Он и был живущим, действующим, ее стараниями напоминал о себе — то напечатанной в газете радиоречью времен блокады, то письмом-рецензией к молодому и неизвестному литератору, ставшему немолодым и известным, то мыслями о судьбах кинематографа и месте в нем писателя, то отрывком или статьей, дотоле никому не ведомыми, — и Софья Касьяновна, упорно добиваясь напечатания всего этого, оказывалась права: это звучало, словно бы написано нынче.
Мысль ее работала в одном направлении, рождая идеи, направленные в одну точку. И если рождалась в ее голове новая идея, рано или поздно, скорей рано, чем поздно, идея превращалась в реальное.
Так гипнотически внушала она руководителям ленинградского театра имени Пушкина: ставьте «Оптимистическую», ставьте, ставьте скорей! — и торопила театр, включивший пьесу в репертуарный план, тормошила его, тревожила звонками, письмами, настаивала, умоляла, была в своей настойчивости бестактна, но темпы ускорялись, был найден режиссер, увлекшийся пьесой, и… излишне повторять, каким событием, праздником, этапом стал спектакль на старой Александринской сцене.
А спустя несколько лет, когда пьеса успела уже обойти подмостки сцен мира, мысль С. К. родила новую идею — дать новую жизнь пьесе на экране.

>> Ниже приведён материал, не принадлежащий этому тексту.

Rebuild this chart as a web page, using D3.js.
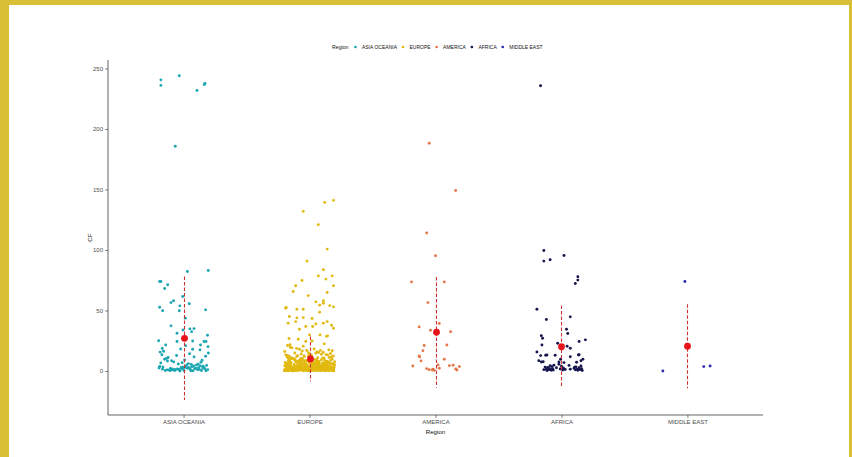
<!DOCTYPE html>
<html>
<head>
<meta charset="utf-8">
<script src="https://cdn.jsdelivr.net/npm/d3@7"></script>
<style>
  html, body { margin: 0; padding: 0; background: #d9bf35; }
  svg { display: block; }
  text { font-family: "Liberation Sans", Arial, sans-serif; }
</style>
</head>
<body>
<script>
// ---- data ----------------------------------------------------------------
const regions = ["ASIA OCEANIA", "EUROPE", "AMERICA", "AFRICA", "MIDDLE EAST"];
const regionColors = ["#1ba6b2", "#e2b90f", "#e4774a", "#16164f", "#2c2cb0"];
const yTicks = [0, 50, 100, 150, 200, 250];

// per-region mean and standard deviation of CF
const meanCF = [27, 9.9, 32, 20, 20.4];
const sdCF = [51, 18.6, 45.6, 34, 34.7];

// observations with their horizontal jitter (in category units)
const asiaCF = [240.6, 236, 244, 236.8, 237.6, 231.8, 185.7, 82.2, 83, 73.9, 73.9, 71.2, 68.1, 58, 56.5, 61.5, 55.5, 53.8, 52.7, 49.7, 49.7, 50.5, 43.6, 37.3, 33.9, 31.2, 34.8, 35, 32.5, 29.5, 25, 24.3, 24.8, 24.3, 24.3, 21.5, 20.9, 21.5, 20.1, 18.5, 18.2, 18, 17.4];
const asiaJitter = [-0.18, -0.18, -0.034, 0.164, 0.17, 0.106, -0.066, 0.03, 0.196, -0.19, -0.18, -0.126, -0.15, -0.08, -0.1, -0.007, 0.045, -0.03, -0.19, -0.166, -0.034, 0.175, 0.014, -0.1, -0.005, -0.052, 0.05, 0.083, 0.064, 0.19, -0.198, -0.052, 0.072, 0.162, 0.178, -0.142, 0.016, 0.135, 0.194, -0.169, -0.023, 0.072, 0.13];
const asiaLowCF = [14.2, 2.1, 0.4, 6.8, 3.3, 11.6, 1.2, 0.1, 4.9, 8.2, 2.7, 0.8, 15.6, 5.3, 1.6, 3.9, 0.3, 9.7, 2.3, 12.8, 1.1, 6.1, 0.6, 4.2, 2.9, 13.4, 0.2, 7.5, 1.8, 3.6, 10.4, 0.9, 5.8, 2.4, 1.4, 0.5, 8.9, 3.1, 16.3, 1.9, 0.7, 4.6, 2.2, 11.1, 1.3, 0.0, 6.6, 3.4, 1.0, 2.6, 9.1, 0.4, 5.0, 1.7, 14.8, 3.0, 0.6, 7.1, 2.0, 1.5, 4.1, 0.3, 12.2, 2.8, 0.9, 5.6, 1.2, 3.7, 0.1, 8.4, 2.5, 1.6];

const europeCF = [141, 139.3, 131.9, 120.9, 100.7, 90.8, 83.6, 78.6, 78.6, 75.9, 74.8, 70.4, 70.4, 65.7, 64.8, 62.3, 58, 57.1, 56, 51.9, 52.4, 51, 51, 54.4, 54, 53, 48.6, 45, 43.9, 44.1, 43.3, 39.5, 40.8, 38.9, 39.5, 40.8, 37.8, 35.3, 34.5, 36.7, 36.7, 29.8, 29, 28.6, 29.8, 26.8, 26.2, 24.3, 24.8, 22.4, 21, 21.6, 20.5];
const europeJitter = [0.19, 0.12, -0.05, 0.07, 0.14, -0.02, 0.11, 0.18, 0.07, 0.13, -0.06, -0.11, 0.19, -0.13, 0.14, -0.01, 0.11, 0.05, 0.11, -0.19, -0.185, -0.1, -0.05, 0.08, 0.16, 0.19, 0.08, -0.16, -0.1, -0.05, 0.02, -0.17, -0.11, 0.05, 0.11, 0.14, 0.175, 0.19, -0.08, -0.03, 0.025, 0.083, 0.143, 0.135, 0.0, -0.163, -0.09, -0.03, 0.02, 0.117, -0.175, -0.155, -0.05];
const europeLowCF = [
  3.1, 0.4, 7.2, 1.8, 5.5, 0.9, 10.3, 2.6, 4.4, 0.2, 8.7, 1.1, 6.3, 3.8, 0.7, 11.2, 2.2, 5.1, 0.5, 9.4,
  1.6, 4.0, 0.3, 6.9, 2.9, 1.3, 7.8, 0.6, 3.5, 12.1, 0.1, 5.9, 2.4, 1.0, 8.3, 4.7, 0.8, 3.3, 6.1, 1.5,
  9.9, 0.2, 2.7, 5.3, 1.2, 4.1, 0.4, 7.5, 2.0, 3.6, 10.8, 0.9, 6.6, 1.7, 4.9, 0.3, 2.5, 8.1, 1.4, 5.7,
  0.6, 3.0, 11.7, 2.3, 1.1, 6.4, 0.5, 4.3, 9.0, 1.9, 3.4, 0.1, 7.0, 2.8, 5.2, 0.7, 1.6, 10.0, 3.9, 0.4,
  6.0, 2.1, 8.6, 1.3, 4.6, 0.2, 3.2, 7.4, 0.8, 5.6, 1.8, 2.6, 12.4, 0.5, 4.2, 6.8, 1.0, 3.7, 9.6, 0.3,
  2.2, 5.0, 1.5, 7.9, 0.6, 3.5, 11.0, 2.9, 0.9, 4.8, 6.2, 1.2, 2.4, 8.8, 0.1, 3.8, 5.4, 1.7, 0.4, 10.6,
  2.0, 4.5, 7.1, 0.7, 3.1, 1.4, 6.7, 9.3, 0.2, 2.7, 5.8, 1.1, 4.0, 0.5, 8.0, 3.3, 1.9, 6.5, 0.8, 11.5,
  2.3, 4.4, 0.3, 7.7, 1.6, 3.0, 5.1, 0.9, 9.8, 2.5, 1.0, 6.3, 4.1, 0.6, 3.6, 8.4, 1.3, 5.5, 2.1, 0.4,
  7.3, 3.9, 1.8, 10.2, 0.2, 4.7, 2.8, 6.1, 1.5, 0.7, 5.9, 3.4, 9.1, 1.2, 2.6, 0.5, 7.6, 4.3, 1.9, 12.0,
  0.3, 3.2, 5.3, 2.0, 8.5, 0.8, 6.6, 1.4, 4.9, 3.7, 0.1, 10.9, 2.4, 5.7, 1.0, 7.0, 3.5, 0.6, 2.9, 9.5,
  1.2, 4.6, 0.5, 8.2, 2.8, 6.0, 1.7, 3.1, 0.2, 10.5, 5.2, 0.9, 2.3, 7.4, 1.4, 4.0, 0.6, 9.2, 3.6, 1.0,
  6.9, 2.5, 0.3, 5.4, 11.3, 1.8, 3.9, 0.7, 8.6, 2.1, 4.8, 1.3, 0.1, 6.4, 3.3, 7.8, 0.8, 2.7, 5.0, 1.5,
  9.7, 0.4, 3.5, 6.2, 1.1, 2.0, 4.3, 0.6, 7.1, 2.9, 10.1, 1.6, 5.6, 0.2, 3.8, 8.9, 1.9, 4.5, 0.5, 6.7,
  2.4, 1.0, 5.8, 3.0, 0.7, 11.9, 4.1, 1.4, 7.5, 2.2, 0.3, 6.1, 3.4, 9.0, 1.2, 5.3, 0.9, 2.6, 8.1, 4.7,
  0.4, 3.7, 1.7, 6.5, 2.8, 10.7, 0.1, 5.1, 1.3, 7.3, 3.2, 0.8, 4.4, 2.0, 9.4, 1.5, 6.8, 0.6, 3.6, 5.5,
  13.2, 15.8, 12.7, 17.4, 14.1, 19.6, 13.8, 16.5, 12.3, 18.2, 14.9, 13.5, 16.9, 12.9, 15.2, 17.9, 14.4, 13.1, 19.1, 15.5,
  12.5, 16.1, 14.7, 18.7, 13.3, 15.0, 12.1, 17.0, 14.0, 16.7
];

const americaCF = [188.2, 149.2, 114, 95.2, 73.6, 73.6, 56.5, 39.2, 36.4, 33.7, 32.5, 21, 21.5, 16.8, 12.4, 11.6, 8.3, 9.7, 4.1, 5, 1.9, 1.1, 0.8, 1.4, 0.6, 2.2, 4.4, 4.7, 1.7, 0.8, 3.6];
const americaJitter = [-0.05, 0.16, -0.07, 0.0, -0.19, 0.07, -0.06, 0.03, -0.13, -0.04, 0.12, -0.09, 0.09, -0.1, -0.13, -0.125, -0.115, 0.07, -0.18, 0.02, -0.07, -0.05, -0.025, -0.02, -0.01, 0.03, 0.11, 0.14, 0.16, 0.17, 0.19];

const africaCF = [235.7, 99.6, 90.8, 91.9, 95.4, 77.8, 75.1, 72.3, 51, 42.5, 44.7, 34.5, 30.9, 29.2, 27, 21.5, 24.3, 25.7, 22.9, 20.4, 18.8, 15.7, 12.7, 13, 13.2, 13, 9.7, 11.8, 13.2, 13.5, 8.5, 7.4, 7.6, 7.4, 6.9, 7.2, 9.7, 8.4,
  3.2, 1.5, 2.8, 0.9, 2.1, 4.4, 1.2, 0.5, 3.6, 1.8, 0.3, 2.5, 1.1, 4.8, 0.7, 1.6, 3.9, 0.8, 2.4, 5.5, 1.2, 2.2, 0.9, 3.4, 1.4, 0.6, 2.7, 1.1, 4.1, 1.9, 0.4, 3.1, 4.6, 1.5, 2.6];
const africaJitter = [-0.166, -0.14, -0.14, -0.09, 0.02, 0.13, 0.13, 0.11, -0.195, -0.12, 0.07, 0.04, 0.05, -0.16, -0.15, -0.155, 0.14, 0.19, -0.03, 0.045, 0.07, -0.195, -0.165, -0.125, -0.115, -0.05, -0.007, 0.07, 0.135, 0.14, -0.18, -0.16, -0.145, -0.02, 0.02, 0.12, 0.17, 0.155,
  -0.13, -0.12, -0.11, -0.1, -0.095, -0.09, -0.085, -0.08, -0.075, -0.07, -0.115, -0.105, -0.14, -0.06, -0.065, -0.01, 0.0, 0.01, 0.015, -0.02, 0.03, 0.1, 0.11, 0.115, 0.125, 0.13, 0.14, 0.15, 0.155, 0.16, 0.165, 0.105, 0.06, 0.07, -0.04];

const middleEastCF = [73.9, 0, 3.6, 4.1];
const middleEastJitter = [-0.02, -0.195, 0.13, 0.18];

// ---- assemble points -------------------------------------------------------
// spread for the dense low-value groups: a golden-ratio sequence in [-0.2, 0.2]
const spread = i => (((i + 1) * 0.6180339887) % 1 - 0.5) * 0.4;

const points = [];
function addPoints(region, values, jitter) {
  values.forEach((v, i) => points.push({ region, value: v, jitter: jitter ? jitter[i] : spread(i) }));
}
addPoints(regions[0], asiaCF, asiaJitter);
addPoints(regions[0], asiaLowCF, null);
addPoints(regions[1], europeCF, europeJitter);
addPoints(regions[1], europeLowCF, null);
addPoints(regions[2], americaCF, americaJitter);
addPoints(regions[3], africaCF, africaJitter);
addPoints(regions[4], middleEastCF, middleEastJitter);

const summary = regions.map((r, i) => ({ region: r, mean: meanCF[i], sd: sdCF[i] }));

// ---- layout -----------------------------------------------------------------
const W = 852, H = 457;
const plot = { left: 108, right: 763, top: 60, bottom: 415 };

const svg = d3.select("body").append("svg").attr("width", W).attr("height", H);

// white page inside the frame
svg.append("rect").attr("x", 9).attr("y", 5).attr("width", 840).attr("height", H - 5).attr("fill", "#ffffff");

// discrete x positions with ggplot-style 0.6 expansion
const x = d3.scaleLinear().domain([-0.6, regions.length - 0.4]).range([plot.left, plot.right]);
const xPos = r => x(regions.indexOf(r));
const y = d3.scaleLinear().domain([-36.4, 257]).range([plot.bottom, plot.top]);
const color = d3.scaleOrdinal().domain(regions).range(regionColors);

// axes
const yAxis = d3.axisLeft(y).tickValues(yTicks).tickSize(3).tickPadding(2);
const gy = svg.append("g").attr("transform", `translate(${plot.left},0)`).call(yAxis);
const xAxis = d3.axisBottom(x).tickValues(d3.range(regions.length)).tickFormat(i => regions[i]).tickSize(3).tickPadding(2);
const gx = svg.append("g").attr("transform", `translate(0,${plot.bottom})`).call(xAxis);

[gx, gy].forEach(g => {
  g.select(".domain").remove();
  g.selectAll(".tick line").attr("stroke", "#333").attr("stroke-width", 0.6);
  g.selectAll(".tick text").attr("fill", "#4d4d4d").style("font-size", "6px");
});
svg.append("line").attr("x1", plot.left).attr("x2", plot.left).attr("y1", plot.top).attr("y2", plot.bottom)
  .attr("stroke", "#222").attr("stroke-width", 0.7);
svg.append("line").attr("x1", plot.left).attr("x2", plot.right).attr("y1", plot.bottom).attr("y2", plot.bottom)
  .attr("stroke", "#222").attr("stroke-width", 0.7);

// axis titles
svg.append("text").attr("x", (plot.left + plot.right) / 2).attr("y", 434).attr("text-anchor", "middle")
  .style("font-size", "6.2px").attr("fill", "#111").text("Region");
svg.append("text").attr("transform", `translate(92,${(plot.top + plot.bottom) / 2}) rotate(-90)`)
  .attr("text-anchor", "middle").style("font-size", "6.2px").attr("fill", "#111").text("CF");

// jittered observations
svg.append("g").selectAll("circle").data(points).join("circle")
  .attr("cx", d => x(regions.indexOf(d.region) + d.jitter))
  .attr("cy", d => y(d.value))
  .attr("r", 1.45)
  .attr("fill", d => color(d.region));

// mean ± sd
svg.append("g").selectAll("line").data(summary).join("line")
  .attr("x1", d => Math.round(xPos(d.region)) + 0.5).attr("x2", d => Math.round(xPos(d.region)) + 0.5)
  .attr("y1", d => y(d.mean + d.sd)).attr("y2", d => y(d.mean - d.sd))
  .attr("stroke", "#cc3030").attr("stroke-width", 1.1).attr("stroke-dasharray", "3.5,2");
svg.append("g").selectAll("circle").data(summary).join("circle")
  .attr("cx", d => Math.round(xPos(d.region)) + 0.5).attr("cy", d => y(d.mean))
  .attr("r", 3.4).attr("fill", "#e8141b");

// legend across the top
const legend = svg.append("g").attr("transform", "translate(0,47)");
let lx = 332;
const title = legend.append("text").attr("x", lx).attr("y", 1.8).style("font-size", "5.2px").attr("fill", "#111").text("Region");
lx += title.node().getComputedTextLength() + 7;
regions.forEach(r => {
  legend.append("circle").attr("cx", lx).attr("cy", 0).attr("r", 1.35).attr("fill", color(r));
  const t = legend.append("text").attr("x", lx + 6.5).attr("y", 1.8).style("font-size", "5px").attr("fill", "#111").text(r);
  lx += 6.5 + t.node().getComputedTextLength() + 6;
});
</script>
</body>
</html>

И вот уже «все завертелось», и Самсон Самсонов, постановщик чеховской «Попрыгуньи», жалуется на несносный характер Софьи Касьяновны, но советуется с ней, и она водит его к друзьям, знавшим Всеволода, и отправляется вместе с ним в Ленинград и Кронштадт, и вмешивается не только в подбор актеров, но и в вопрос о том, какую комнату дадут на «Мосфильме» постановочной группе.